8.2 Your business can terminate this Agreement at any time for any reason upon providing 24 hours written notice to Strategy and Action providing that:
(a) Strategy and Action’s outstanding invoices are immediately paid;
(b) Any invoices issued by third parties or third party invoices paid by Strategy and Action on Your business’ behalf are immediately paid.
8.3 In the event that the Agreement is terminated, Your business agrees that Strategy and Action can issue an invoice or invoices for the work completed to the date of termination on any current projects for Your business.
9. ADMINISTRATIVE PROVISIONS
9.1 This Agreement is governed by the law in force in Queensland.
9.2 This Agreement contains the entire agreement between the Parties. Any previous understanding, agreement, representation or warranty between the Parties is replaced by this Agreement and has no further effect.
9.3 The Parties have entered into this Deed without relying on any representation by any other party or any person purporting to represent that party.
9.4 A provision of this Agreement or a right created under it may not be waived or varied except in writing, signed by the party or parties to be bound.
9.5 The recitals and the headings in this Agreement do not form part of this Agreement and must not be used in the interpretation of this Agreement.

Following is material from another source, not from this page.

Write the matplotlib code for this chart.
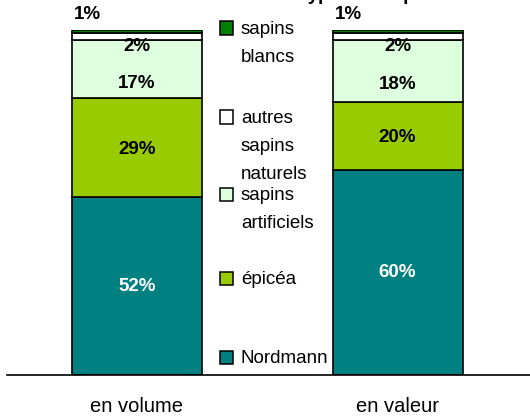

9.6 Each person who executes this document warrants to the other party that they have authority on behalf of the party they are purporting to sign to enter into this Agreement.
9.7 Any provision of this Agreement which is invalid or unenforceable in any jurisdiction is to be read down for the purposes of those jurisdiction, if possible, so as to be valid or enforceable, and is otherwise capable of being severed to the extend of the invalidity or unenforceability, without affecting the remaining provisions of this Agreement or affecting the validity or unenforceability of that provision in any other jurisdiction.
9.8 Any notices required to be given under this Agreement can be given by posting the notice to the address of the party in this Agreement.